After two years Dechen was called back to Berlin, where he became Oberbergrat and a councillor in the Ministry of the Interior. He also held the post of assistant professor at the University of Berlin, where he lectured on mining. Dechen became a member of the Prussian Academy of Sciences and presented valuable studies before it. These included papers on material gathered during his journeys, as well as his translation of de la Beche’s Handbook of Geognosy and his own Geognostische Übersichtskarte von Deutschland, Frankreich, England und den angrenzenden Ländern (1838). From 1838 on he also participated in the editing of Karsten’s Archiv für Mineralogie, Geognosie, Bergbau- und Hüttenkunde.
The philosophical faculty of the University of Bonn honored Dechen’s scientific achievements by naming him an honorary doctor. When the position of superintendent of mines in Bonn became open upon the promotion of Count Ernst August von Beust to inspector general of mines, Humboldt and Buch recommended that Dechen be nominated to it. He was named to this post in 1841 and Bonn and the Rhineland became his second home.
In Bonn, Dechen’s mining and geological skill fully manifested itself for the first time. He traversed the Rhineland and the neighboring portions of Westphalia, as well as the hard coal areas of the Loire and the Saône regions of France, everywhere occupying himself with the exploration of the earth’s interior and the progress of the art of mining. He prepared numerous geological maps, which Humboldt described as models in this field and which for long were standard. The project of a systematic geological survey covering the whole of Prussia—which led in 1873 to the establishment of the Geological Institute in Berlin—was based on Dechen’s investigations. Dechen was invited to become a curator of the institute in 1875.
In addition to these major undertakings, Dechen wrote many individual books and articles for scientific journals and magazines. He also took part in the reform of Prussian mining legislation in Berlin. Indeed, in the winter of 1859–1860 Dechen temporarily assumed the direction of all Prussian mining, metallurgical, and salt-mining operations, but he did not let himself be persuaded to remain permanently in this post in Berlin. He was too much attached to Bonn and the Rhineland, to which he returned. There on 23 May 1860 he obtained the rank of inspector general of mines.
Too much, however, lay on Dechen’s shoulders. He wished to devote himself completely to his scientific work and asked to retire from the civil service. His request was granted (after repeated vain appeals to him to change his mind) on 1 January 1864.
Following his retirement from government service Dechen continued to devote himself to research and scientific writing. He further continued to take part in the activities of those service and scientific organizations whose member, honorary member, or chairman he was. Many honors were awarded him, including his appointment to the Prussian Privy Council in 1884. On 10 November 1886 he suffered a stroke from which he never recovered; his condition slowly worsened and he died in 1889.
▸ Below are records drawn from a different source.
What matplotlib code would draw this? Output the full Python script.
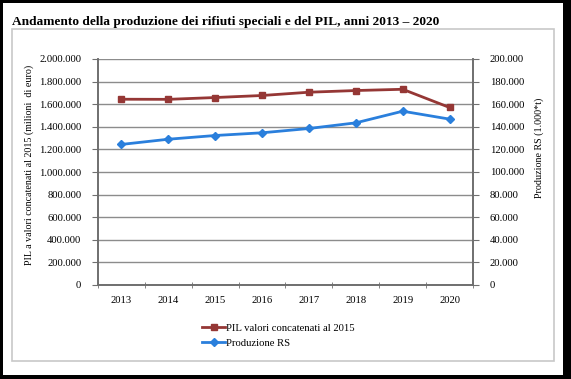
import matplotlib
matplotlib.use('Agg')
import matplotlib.pyplot as plt
import matplotlib.patches as mptch
from matplotlib.ticker import FuncFormatter

# data
anni = ['2013', '2014', '2015', '2016', '2017', '2018', '2019', '2020']
pil = [1644000, 1643000, 1659000, 1677000, 1706000, 1721000, 1732000, 1571000]
rs = [124400, 129000, 132300, 134700, 138500, 143500, 153800, 146800]

pil_ticks = list(range(0, 2000001, 200000))
rs_ticks = list(range(0, 200001, 20000))

plt.rcParams['font.family'] = ['Liberation Serif', 'DejaVu Serif']

W, H = 571, 379
fig = plt.figure(figsize=(W / 100, H / 100), dpi=100)

def px(x0, y0, x1, y1):
    #pixel box -> figure fraction
    return [x0 / W, 1 - y1 / H, (x1 - x0) / W, (y1 - y0) / H]

#thousands with dots
def dots(v, pos=None):
    return f'{int(round(v)):,}'.replace(',', '.')

#outer black frame and inner grey box
for r in [(0, 0, 571, 3), (0, 375, 571, 379), (0, 0, 3, 379), (563, 0, 571, 379)]:
    b = px(*r)
    fig.patches.append(mptch.Rectangle((b[0], b[1]), b[2], b[3], transform=fig.transFigure,
                                       facecolor='black', edgecolor='none'))
b = px(12, 29, 554, 361)
fig.patches.append(mptch.Rectangle((b[0], b[1]), b[2], b[3], transform=fig.transFigure,
                                   facecolor='none', edgecolor='#c8c8c8', linewidth=1.2))

fig.text(12 / W, 1 - 21.5 / H, 'Andamento della produzione dei rifiuti speciali e del PIL, anni 2013 \u2013 2020',
         fontsize=9.6, fontweight='bold', va='center', ha='left')

ax = fig.add_axes(px(98, 59, 473, 285))
ax2 = ax.twinx()

x = list(range(len(anni)))
l1, = ax.plot(x, pil, color='#953735', marker='s', markersize=4.5, linewidth=2, label='PIL valori concatenati al 2015')
l2, = ax2.plot(x, rs, color='#2a7fdc', marker='D', markersize=4.5, linewidth=2, label='Produzione RS')

ax.set_xlim(-0.5, len(anni) - 0.5)
ax.set_ylim(0, 2000000)
ax2.set_ylim(0, 200000)
ax.set_yticks(pil_ticks)
ax2.set_yticks(rs_ticks)
ax.yaxis.set_major_formatter(FuncFormatter(dots))
ax2.yaxis.set_major_formatter(FuncFormatter(dots))

ax.set_xticks(x)
ax.set_xticklabels(anni)
ax.set_xticks([i - 0.5 for i in range(len(anni) + 1)], minor=True)
ax.tick_params(axis='x', which='major', length=0, labelsize=7.7, pad=8)
ax.tick_params(axis='x', which='minor', length=5, direction='inout', color='#707070')
ax.tick_params(axis='y', length=4, direction='out', color='#707070', labelsize=7.7, pad=8)
ax2.tick_params(axis='y', length=4, direction='out', color='#707070', labelsize=7.7, pad=8)

ax.grid(axis='y', color='#8c8c8c', linewidth=1)
ax.set_axisbelow(True)
for a in (ax, ax2):
    a.spines['top'].set_visible(False)
    for s in ('left', 'right', 'bottom'):
        a.spines[s].set_color('#6e6e6e')
        a.spines[s].set_linewidth(1.2)

ax.set_ylabel('PIL a valori concatenati al 2015 (milioni  di euro)', fontsize=7.2)
ax.yaxis.set_label_coords(-0.171, 0.53)
ax2.set_ylabel('Produzione RS (1.000*t)', fontsize=7.2, rotation=90)
ax2.yaxis.set_label_coords(1.165, 0.606)

fig.legend(handles=[l1, l2], loc='upper left', bbox_to_anchor=(197 / W, 1 - 318 / H),
           frameon=False, fontsize=7.7, handlelength=2.1, handletextpad=0.15,
           labelspacing=0.5, borderpad=0)

fig.savefig('out.png', dpi=100)
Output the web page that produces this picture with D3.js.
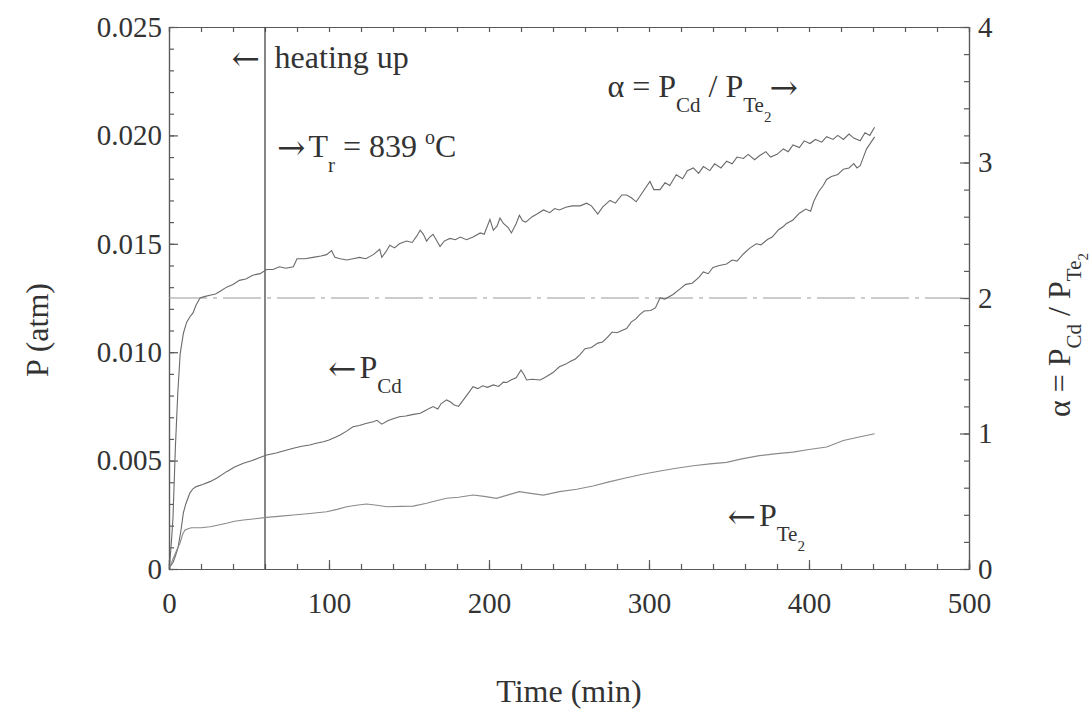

I. Original Works. Dechen wrote about 400 works, most of them published in journals. A complete bibliography is in H. Laspeyres, Heinrich von Dechen. Ein Lebensbild (Bonn, 1889).
II. Secondary Literature. In addition to Laspeyres’s biography, see G. Schmidt, Die Familie von Dechen (Merseburg, 1890); Walter Serlo, “Heinrich von Dechen,” in Glückauf!, 64 (1928), 1517–1519; “Heinrich von Dechen (Lebensbilder zur Geschichte des Bergbaus),” in Seitschrift für das Berg-, Hütten- und Salinenwesen, 82 (1934), 295–297; “Heinrich von Dechen,” in Walter Serlo, Männer des Bergbaus (Berlin, 1937), pp. 39–40; and von Zittel, “Heinrich von Dechen,” in Allgemeine deutsche Biographie, XLVII (Leipzig, 1903), 629–631.